Challenges and the Road Ahead
Scalability and Hardware Limitations
Despite rapid progress, significant technical challenges remain in building a fault-tolerant quantum computer. Current quantum processors are highly sensitive to environmental interference—a phenomenon known as decoherence—which limits their operational stability and practical applications. Overcoming these hardware limitations is essential for scaling quantum technologies from experimental setups to robust, deployable systems in defense and aerospace. Continued research into quantum error correction, improved materials, and innovative hardware designs is crucial for achieving reliable, scalable quantum systems capable of meeting the demands of military operations.
Quantum Workforce Shortage
The quantum technology field requires highly specialized skills that are in short supply globally. There is a pressing need for a new generation of scientists, engineers, and technicians who are proficient in quantum physics, computer science, and related disciplines. Governments and private companies alike are now investing in quantum education programs, specialized training, and interdisciplinary research initiatives to build a robust talent pipeline. Addressing this workforce shortage is imperative, as the successful integration and further development of quantum technologies in defense and aerospace will depend heavily on the availability of skilled professionals.

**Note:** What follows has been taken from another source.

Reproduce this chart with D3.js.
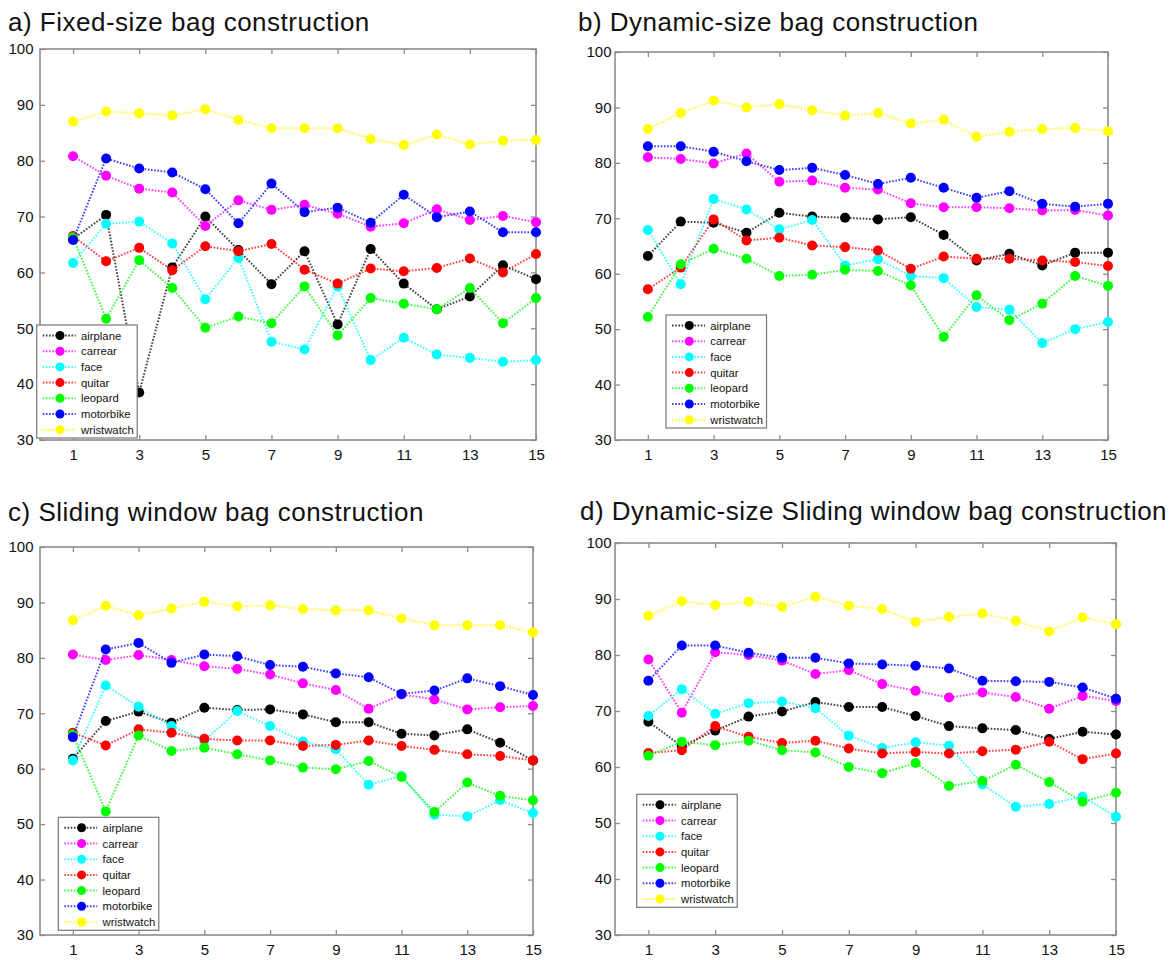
<!DOCTYPE html>
<html>
<head>
<meta charset="utf-8">
<script src="https://cdn.jsdelivr.net/npm/d3@7"></script>
<style>
  html, body { margin: 0; padding: 0; background: #fff; }
  svg { display: block; font-family: "Liberation Sans", Arial, Helvetica, sans-serif; }
</style>
</head>
<body>
<svg id="chart" width="1170" height="960"></svg>
<script>
// Number of instances per bag (x) against classification accuracy (%) for seven categories
const xValues = [1, 2, 3, 4, 5, 6, 7, 8, 9, 10, 11, 12, 13, 14, 15];
const xTicks = [1, 3, 5, 7, 9, 11, 13, 15];
const yTicks = [30, 40, 50, 60, 70, 80, 90, 100];
const categories = ["airplane", "carrear", "face", "quitar", "leopard", "motorbike", "wristwatch"];
const seriesColors = ["#000000", "#ff00ff", "#00ffff", "#ff0000", "#00ff00", "#0000ff", "#ffff00"];
const panelTitles = [
  "a) Fixed-size bag construction",
  "b) Dynamic-size bag construction",
  "c) Sliding window bag construction",
  "d) Dynamic-size Sliding window bag construction"
];

// a) fixed-size bags, one row per category
const fixedSize = [
  [66.0, 70.3, 38.5, 60.9, 70.0, 64.0, 57.9, 63.8, 50.7, 64.2, 58.0, 53.4, 55.7, 61.3, 58.8],
  [80.8, 77.3, 75.0, 74.3, 68.3, 72.9, 71.2, 72.1, 70.5, 68.2, 68.8, 71.3, 69.4, 70.1, 69.0],
  [61.7, 68.7, 69.1, 65.2, 55.2, 62.6, 47.6, 46.2, 57.5, 44.3, 48.3, 45.3, 44.7, 44.0, 44.3],
  [66.5, 62.0, 64.4, 60.4, 64.7, 63.8, 65.1, 60.5, 58.0, 60.7, 60.2, 60.8, 62.5, 60.0, 63.3],
  [66.3, 51.7, 62.2, 57.2, 50.1, 52.1, 50.9, 57.5, 48.7, 55.4, 54.4, 53.4, 57.2, 50.9, 55.4],
  [65.8, 80.4, 78.6, 77.9, 74.9, 68.8, 75.9, 70.8, 71.6, 68.9, 73.9, 69.9, 70.9, 67.2, 67.2],
  [87.0, 88.8, 88.5, 88.1, 89.2, 87.3, 85.8, 85.8, 85.8, 83.9, 82.8, 84.7, 82.9, 83.6, 83.7]
];

// b) dynamic-size bags
const dynamicSize = [
  [63.2, 69.4, 69.2, 67.4, 71.0, 70.3, 70.1, 69.8, 70.2, 67.0, 62.4, 63.6, 61.5, 63.8, 63.8],
  [81.0, 80.7, 79.9, 81.7, 76.6, 76.8, 75.5, 75.2, 72.7, 72.0, 72.0, 71.8, 71.4, 71.5, 70.5],
  [67.9, 58.1, 73.5, 71.6, 68.0, 69.7, 61.5, 62.6, 59.6, 59.2, 54.0, 53.5, 47.5, 50.0, 51.3],
  [57.2, 61.1, 69.8, 66.0, 66.5, 65.1, 64.8, 64.2, 60.9, 63.1, 62.7, 62.7, 62.4, 62.1, 61.4],
  [52.2, 61.7, 64.5, 62.7, 59.6, 59.8, 60.7, 60.5, 57.9, 48.6, 56.1, 51.6, 54.6, 59.6, 57.8],
  [83.0, 83.0, 82.0, 80.3, 78.7, 79.1, 77.8, 76.2, 77.3, 75.5, 73.7, 74.9, 72.6, 72.1, 72.6],
  [86.1, 89.0, 91.2, 90.0, 90.6, 89.5, 88.5, 89.0, 87.1, 87.8, 84.7, 85.6, 86.1, 86.3, 85.7]
];

// c) sliding window bags
const slidingWindow = [
  [61.8, 68.6, 70.3, 68.3, 71.0, 70.6, 70.7, 69.8, 68.4, 68.4, 66.3, 66.0, 67.1, 64.7, 61.5],
  [80.6, 79.6, 80.5, 79.6, 78.5, 78.0, 77.0, 75.4, 74.2, 70.8, 73.4, 72.5, 70.7, 71.1, 71.3],
  [61.5, 75.0, 71.2, 67.7, 65.1, 70.4, 67.7, 64.9, 63.5, 57.1, 58.7, 51.7, 51.4, 54.3, 52.0],
  [66.5, 64.2, 67.1, 66.5, 65.4, 65.1, 65.1, 64.1, 64.3, 65.1, 64.1, 63.4, 62.6, 62.3, 61.5],
  [66.2, 52.3, 66.0, 63.2, 63.8, 62.6, 61.5, 60.2, 59.9, 61.4, 58.5, 52.2, 57.5, 55.1, 54.3],
  [65.7, 81.5, 82.7, 79.1, 80.6, 80.3, 78.7, 78.4, 77.2, 76.5, 73.5, 74.1, 76.3, 74.9, 73.3],
  [86.8, 89.4, 87.7, 88.9, 90.1, 89.3, 89.5, 88.8, 88.6, 88.6, 87.1, 85.9, 85.9, 85.9, 84.6]
];

// d) dynamic-size sliding window bags
const dynamicSliding = [
  [68.1, 63.7, 66.5, 69.0, 69.9, 71.6, 70.7, 70.7, 69.1, 67.3, 66.9, 66.6, 65.0, 66.3, 65.8],
  [79.2, 69.7, 80.5, 80.0, 79.0, 76.6, 77.3, 74.8, 73.6, 72.4, 73.3, 72.5, 70.4, 72.7, 71.8],
  [69.1, 73.9, 69.5, 71.4, 71.7, 70.5, 65.6, 63.4, 64.4, 63.8, 56.9, 52.9, 53.4, 54.7, 51.1],
  [62.5, 63.0, 67.3, 65.4, 64.3, 64.7, 63.3, 62.4, 62.7, 62.4, 62.8, 63.1, 64.5, 61.4, 62.4],
  [62.0, 64.5, 63.9, 64.7, 63.0, 62.6, 60.0, 58.9, 60.7, 56.6, 57.5, 60.4, 57.3, 53.8, 55.4],
  [75.4, 81.7, 81.7, 80.4, 79.5, 79.5, 78.5, 78.3, 78.1, 77.6, 75.4, 75.3, 75.2, 74.2, 72.2],
  [87.0, 89.6, 88.9, 89.5, 88.6, 90.4, 88.8, 88.2, 85.9, 86.8, 87.4, 86.1, 84.2, 86.7, 85.5]
];

const panelData = [fixedSize, dynamicSize, slidingWindow, dynamicSliding];

// Layout of the four panels: plot frame, title anchor, legend box
const layout = [
  { left: 40,  right: 536,  top: 49,  bottom: 440, titleX: 8,   titleY: 31,  yGap: 6.5, legX: 36.7,  legY: 325 },
  { left: 615, right: 1108, top: 52,  bottom: 440, titleX: 578, titleY: 31,  yGap: 3.5, legX: 666,   legY: 315 },
  { left: 40,  right: 533,  top: 547, bottom: 935, titleX: 8,   titleY: 521, yGap: 6.5, legX: 58.3,  legY: 817.3 },
  { left: 615, right: 1116, top: 543, bottom: 935, titleX: 580, titleY: 520, yGap: 3.5, legX: 636.7, legY: 794.3 }
];

const svg = d3.select("#chart");
const frameColor = "#8c8c8c";

panelData.forEach((data, p) => {
  const L = layout[p];
  const x = d3.scaleLinear().domain([0, 15]).range([L.left, L.right]);
  const y = d3.scaleLinear().domain([30, 100]).range([L.bottom, L.top]);
  const g = svg.append("g");

  // title
  g.append("text")
    .attr("x", L.titleX).attr("y", L.titleY)
    .attr("font-size", 26).attr("letter-spacing", 0.5).attr("fill", "#111")
    .text(panelTitles[p]);

  // axes with inward ticks on all four sides
  const tickLen = 5;
  const bottomAxis = d3.axisBottom(x).tickValues(xTicks).tickSize(-tickLen).tickPadding(9).tickFormat(d3.format("d"));
  const topAxis = d3.axisTop(x).tickValues(xTicks).tickSize(-tickLen).tickFormat("");
  const leftAxis = d3.axisLeft(y).tickValues(yTicks).tickSize(-tickLen).tickPadding(L.yGap).tickFormat(d3.format("d"));
  const rightAxis = d3.axisRight(y).tickValues(yTicks).tickSize(-tickLen).tickFormat("");

  const styleAxis = sel => {
    sel.select(".domain").remove();
    sel.selectAll(".tick line").attr("stroke", frameColor).attr("stroke-width", 1.3);
    sel.selectAll(".tick text").attr("font-size", 15).attr("fill", "#111")
      .attr("font-family", "'Liberation Sans', Arial, sans-serif");
  };

  g.append("g").attr("transform", `translate(0,${L.bottom})`).call(bottomAxis).call(styleAxis);
  g.append("g").attr("transform", `translate(0,${L.top})`).call(topAxis).call(styleAxis);
  g.append("g").attr("transform", `translate(${L.left},0)`).call(leftAxis).call(styleAxis);
  g.append("g").attr("transform", `translate(${L.right},0)`).call(rightAxis).call(styleAxis);

  // plot frame
  g.append("rect")
    .attr("x", L.left).attr("y", L.top)
    .attr("width", L.right - L.left).attr("height", L.bottom - L.top)
    .attr("fill", "none").attr("stroke", frameColor).attr("stroke-width", 1.6);

  const line = d3.line().x((d, i) => x(xValues[i])).y(d => y(d));

  // dotted lines with filled circle markers, drawn in category order
  data.forEach((vals, s) => {
    const sg = g.append("g");
    sg.append("path")
      .attr("d", line(vals))
      .attr("fill", "none")
      .attr("stroke", seriesColors[s])
      .attr("stroke-width", 2)
      .attr("stroke-dasharray", "1.6,1.6")
      .attr("stroke-opacity", 0.75);
    sg.selectAll("circle")
      .data(vals)
      .join("circle")
      .attr("cx", (d, i) => x(xValues[i]))
      .attr("cy", d => y(d))
      .attr("r", 5)
      .attr("fill", seriesColors[s]);
  });

  // legend
  const rowH = 15.7;
  const lg = g.append("g").attr("transform", `translate(${L.legX},${L.legY})`);
  lg.append("rect")
    .attr("width", 100.5).attr("height", 113)
    .attr("fill", "#fff").attr("stroke", "#777").attr("stroke-width", 1.2);
  categories.forEach((name, s) => {
    const ry = 10.5 + s * rowH;
    lg.append("line")
      .attr("x1", 6).attr("x2", 39).attr("y1", ry).attr("y2", ry)
      .attr("stroke", seriesColors[s]).attr("stroke-width", 2)
      .attr("stroke-dasharray", "1.6,1.6").attr("stroke-opacity", 0.75);
    lg.append("circle")
      .attr("cx", 23.3).attr("cy", ry).attr("r", 4.5)
      .attr("fill", seriesColors[s]);
    lg.append("text")
      .attr("x", 44.3).attr("y", ry).attr("dy", "0.36em")
      .attr("font-size", 11.3).attr("fill", "#111")
      .text(name);
  });
});
</script>
</body>
</html>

Integration with Classical Systems
While quantum computers promise revolutionary advancements, they are not expected to replace classical computers entirely. Instead, the future lies in the hybridization of quantum and classical computing, where each complements the other’s strengths. Integrating these two paradigms presents significant challenges, particularly in ensuring seamless communication between quantum systems and existing classical infrastructures. This integration is essential for applications in defense and aerospace, where quantum technologies must work alongside conventional systems to enhance performance and decision-making. Overcoming these integration challenges will require the development of standardized protocols and interfaces that can bridge the gap between emerging quantum technologies and established classical platforms, ensuring a smooth transition into a quantum-enabled future.
Conclusion
Quantum computing is set to redefine the defense and aerospace industry, from secure communications and stealth detection to hypersonic flight and deep-space navigation. While technical challenges remain, the race for quantum supremacy is intensifying among global powers, with the potential to reshape military strategies and aerospace innovations.
As defense agencies and aerospace firms continue investing in quantum research, the future battlefield—and the future of space exploration—will be shaped by the quantum revolution.